== EXERCISE AIM ==
Reproduce the listing below exactly, minus its pictures.

== RECORDED DATA ==
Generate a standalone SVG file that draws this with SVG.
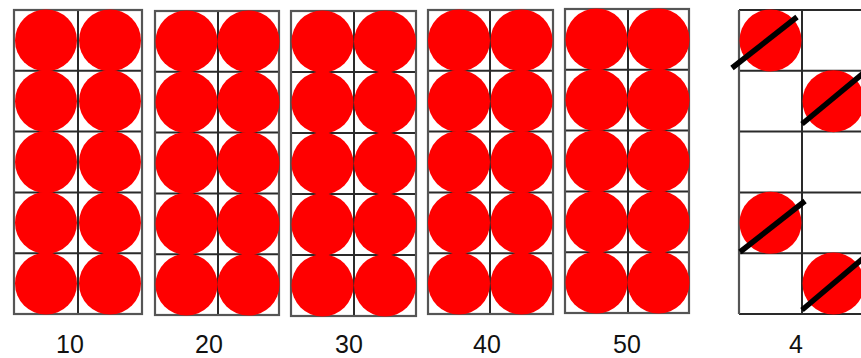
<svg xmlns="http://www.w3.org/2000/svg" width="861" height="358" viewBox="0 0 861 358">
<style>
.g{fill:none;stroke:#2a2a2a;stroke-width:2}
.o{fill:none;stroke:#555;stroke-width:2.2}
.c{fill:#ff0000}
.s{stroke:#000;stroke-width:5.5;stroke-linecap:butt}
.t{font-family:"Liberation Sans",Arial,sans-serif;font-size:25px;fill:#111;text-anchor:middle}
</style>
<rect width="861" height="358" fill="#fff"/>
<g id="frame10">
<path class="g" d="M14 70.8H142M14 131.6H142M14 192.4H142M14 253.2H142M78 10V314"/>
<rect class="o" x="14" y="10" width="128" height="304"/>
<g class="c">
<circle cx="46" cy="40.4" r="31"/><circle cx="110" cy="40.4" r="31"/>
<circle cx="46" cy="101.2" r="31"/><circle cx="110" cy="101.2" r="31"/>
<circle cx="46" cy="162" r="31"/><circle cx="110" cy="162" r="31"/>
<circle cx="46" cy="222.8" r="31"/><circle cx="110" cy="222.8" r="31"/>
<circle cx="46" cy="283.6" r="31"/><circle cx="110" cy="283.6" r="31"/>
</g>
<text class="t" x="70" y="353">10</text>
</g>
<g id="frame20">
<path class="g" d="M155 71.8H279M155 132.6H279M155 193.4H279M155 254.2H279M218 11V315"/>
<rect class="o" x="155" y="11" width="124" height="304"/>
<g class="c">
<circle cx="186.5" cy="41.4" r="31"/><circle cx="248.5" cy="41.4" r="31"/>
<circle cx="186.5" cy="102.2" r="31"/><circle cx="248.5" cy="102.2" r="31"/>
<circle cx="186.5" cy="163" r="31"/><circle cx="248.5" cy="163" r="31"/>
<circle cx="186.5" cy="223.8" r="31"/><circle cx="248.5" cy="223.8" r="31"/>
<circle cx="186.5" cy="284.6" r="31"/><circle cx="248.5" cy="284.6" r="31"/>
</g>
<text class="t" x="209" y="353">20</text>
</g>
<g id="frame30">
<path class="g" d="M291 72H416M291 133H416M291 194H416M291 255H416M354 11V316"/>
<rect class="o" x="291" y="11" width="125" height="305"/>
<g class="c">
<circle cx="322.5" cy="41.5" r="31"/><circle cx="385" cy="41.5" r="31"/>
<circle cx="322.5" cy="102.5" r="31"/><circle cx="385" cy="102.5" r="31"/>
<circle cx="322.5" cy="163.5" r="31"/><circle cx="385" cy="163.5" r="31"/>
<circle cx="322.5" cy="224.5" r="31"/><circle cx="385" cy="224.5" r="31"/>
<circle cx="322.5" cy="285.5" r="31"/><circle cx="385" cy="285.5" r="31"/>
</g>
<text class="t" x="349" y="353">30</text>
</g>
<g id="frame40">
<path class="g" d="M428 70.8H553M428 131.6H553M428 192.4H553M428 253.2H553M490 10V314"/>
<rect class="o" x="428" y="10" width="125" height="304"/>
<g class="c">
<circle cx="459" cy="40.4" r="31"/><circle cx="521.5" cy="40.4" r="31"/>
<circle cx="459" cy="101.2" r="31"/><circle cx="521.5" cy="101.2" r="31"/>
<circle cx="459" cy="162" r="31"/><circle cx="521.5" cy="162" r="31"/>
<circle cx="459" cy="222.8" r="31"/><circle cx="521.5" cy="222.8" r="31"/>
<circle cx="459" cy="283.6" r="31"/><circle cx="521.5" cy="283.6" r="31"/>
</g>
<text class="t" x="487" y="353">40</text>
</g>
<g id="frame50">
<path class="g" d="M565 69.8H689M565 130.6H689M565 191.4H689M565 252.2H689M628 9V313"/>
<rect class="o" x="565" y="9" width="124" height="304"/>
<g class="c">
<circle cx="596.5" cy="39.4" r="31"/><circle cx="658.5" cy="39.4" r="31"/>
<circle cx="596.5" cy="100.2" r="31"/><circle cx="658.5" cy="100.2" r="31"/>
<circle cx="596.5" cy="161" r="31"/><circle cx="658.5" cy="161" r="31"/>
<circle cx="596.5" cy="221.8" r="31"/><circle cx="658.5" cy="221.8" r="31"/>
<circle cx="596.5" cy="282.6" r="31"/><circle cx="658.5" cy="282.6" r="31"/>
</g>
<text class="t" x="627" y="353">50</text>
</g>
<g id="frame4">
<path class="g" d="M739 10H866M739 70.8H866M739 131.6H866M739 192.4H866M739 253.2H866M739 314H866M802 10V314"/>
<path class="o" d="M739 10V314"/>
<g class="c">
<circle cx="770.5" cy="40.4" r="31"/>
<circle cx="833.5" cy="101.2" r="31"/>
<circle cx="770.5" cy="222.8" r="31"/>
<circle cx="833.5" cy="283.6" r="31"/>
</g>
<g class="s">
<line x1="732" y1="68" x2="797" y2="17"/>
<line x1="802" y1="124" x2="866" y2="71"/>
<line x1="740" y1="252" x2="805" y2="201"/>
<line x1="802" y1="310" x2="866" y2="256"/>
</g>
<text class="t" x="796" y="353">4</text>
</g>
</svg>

== THE ANSWER ==
Generate a standalone SVG file that draws this with SVG.
<svg xmlns="http://www.w3.org/2000/svg" width="861" height="358" viewBox="0 0 861 358">
<style>
.g{fill:none;stroke:#2a2a2a;stroke-width:2}
.o{fill:none;stroke:#555;stroke-width:2.2}
.c{fill:#ff0000}
.s{stroke:#000;stroke-width:5.5;stroke-linecap:butt}
.t{font-family:"Liberation Sans",Arial,sans-serif;font-size:25px;fill:#111;text-anchor:middle}
</style>
<rect width="861" height="358" fill="#fff"/>
<g id="frame10">
<path class="g" d="M14 70.8H142M14 131.6H142M14 192.4H142M14 253.2H142M78 10V314"/>
<rect class="o" x="14" y="10" width="128" height="304"/>
<g class="c">
<circle cx="46" cy="40.4" r="31"/><circle cx="110" cy="40.4" r="31"/>
<circle cx="46" cy="101.2" r="31"/><circle cx="110" cy="101.2" r="31"/>
<circle cx="46" cy="162" r="31"/><circle cx="110" cy="162" r="31"/>
<circle cx="46" cy="222.8" r="31"/><circle cx="110" cy="222.8" r="31"/>
<circle cx="46" cy="283.6" r="31"/><circle cx="110" cy="283.6" r="31"/>
</g>
<text class="t" x="70" y="353">10</text>
</g>
<g id="frame20">
<path class="g" d="M155 71.8H279M155 132.6H279M155 193.4H279M155 254.2H279M218 11V315"/>
<rect class="o" x="155" y="11" width="124" height="304"/>
<g class="c">
<circle cx="186.5" cy="41.4" r="31"/><circle cx="248.5" cy="41.4" r="31"/>
<circle cx="186.5" cy="102.2" r="31"/><circle cx="248.5" cy="102.2" r="31"/>
<circle cx="186.5" cy="163" r="31"/><circle cx="248.5" cy="163" r="31"/>
<circle cx="186.5" cy="223.8" r="31"/><circle cx="248.5" cy="223.8" r="31"/>
<circle cx="186.5" cy="284.6" r="31"/><circle cx="248.5" cy="284.6" r="31"/>
</g>
<text class="t" x="209" y="353">20</text>
</g>
<g id="frame30">
<path class="g" d="M291 72H416M291 133H416M291 194H416M291 255H416M354 11V316"/>
<rect class="o" x="291" y="11" width="125" height="305"/>
<g class="c">
<circle cx="322.5" cy="41.5" r="31"/><circle cx="385" cy="41.5" r="31"/>
<circle cx="322.5" cy="102.5" r="31"/><circle cx="385" cy="102.5" r="31"/>
<circle cx="322.5" cy="163.5" r="31"/><circle cx="385" cy="163.5" r="31"/>
<circle cx="322.5" cy="224.5" r="31"/><circle cx="385" cy="224.5" r="31"/>
<circle cx="322.5" cy="285.5" r="31"/><circle cx="385" cy="285.5" r="31"/>
</g>
<text class="t" x="349" y="353">30</text>
</g>
<g id="frame40">
<path class="g" d="M428 70.8H553M428 131.6H553M428 192.4H553M428 253.2H553M490 10V314"/>
<rect class="o" x="428" y="10" width="125" height="304"/>
<g class="c">
<circle cx="459" cy="40.4" r="31"/><circle cx="521.5" cy="40.4" r="31"/>
<circle cx="459" cy="101.2" r="31"/><circle cx="521.5" cy="101.2" r="31"/>
<circle cx="459" cy="162" r="31"/><circle cx="521.5" cy="162" r="31"/>
<circle cx="459" cy="222.8" r="31"/><circle cx="521.5" cy="222.8" r="31"/>
<circle cx="459" cy="283.6" r="31"/><circle cx="521.5" cy="283.6" r="31"/>
</g>
<text class="t" x="487" y="353">40</text>
</g>
<g id="frame50">
<path class="g" d="M565 69.8H689M565 130.6H689M565 191.4H689M565 252.2H689M628 9V313"/>
<rect class="o" x="565" y="9" width="124" height="304"/>
<g class="c">
<circle cx="596.5" cy="39.4" r="31"/><circle cx="658.5" cy="39.4" r="31"/>
<circle cx="596.5" cy="100.2" r="31"/><circle cx="658.5" cy="100.2" r="31"/>
<circle cx="596.5" cy="161" r="31"/><circle cx="658.5" cy="161" r="31"/>
<circle cx="596.5" cy="221.8" r="31"/><circle cx="658.5" cy="221.8" r="31"/>
<circle cx="596.5" cy="282.6" r="31"/><circle cx="658.5" cy="282.6" r="31"/>
</g>
<text class="t" x="627" y="353">50</text>
</g>
<g id="frame4">
<path class="g" d="M739 10H866M739 70.8H866M739 131.6H866M739 192.4H866M739 253.2H866M739 314H866M802 10V314"/>
<path class="o" d="M739 10V314"/>
<g class="c">
<circle cx="770.5" cy="40.4" r="31"/>
<circle cx="833.5" cy="101.2" r="31"/>
<circle cx="770.5" cy="222.8" r="31"/>
<circle cx="833.5" cy="283.6" r="31"/>
</g>
<g class="s">
<line x1="732" y1="68" x2="797" y2="17"/>
<line x1="802" y1="124" x2="866" y2="71"/>
<line x1="740" y1="252" x2="805" y2="201"/>
<line x1="802" y1="310" x2="866" y2="256"/>
</g>
<text class="t" x="796" y="353">4</text>
</g>
</svg>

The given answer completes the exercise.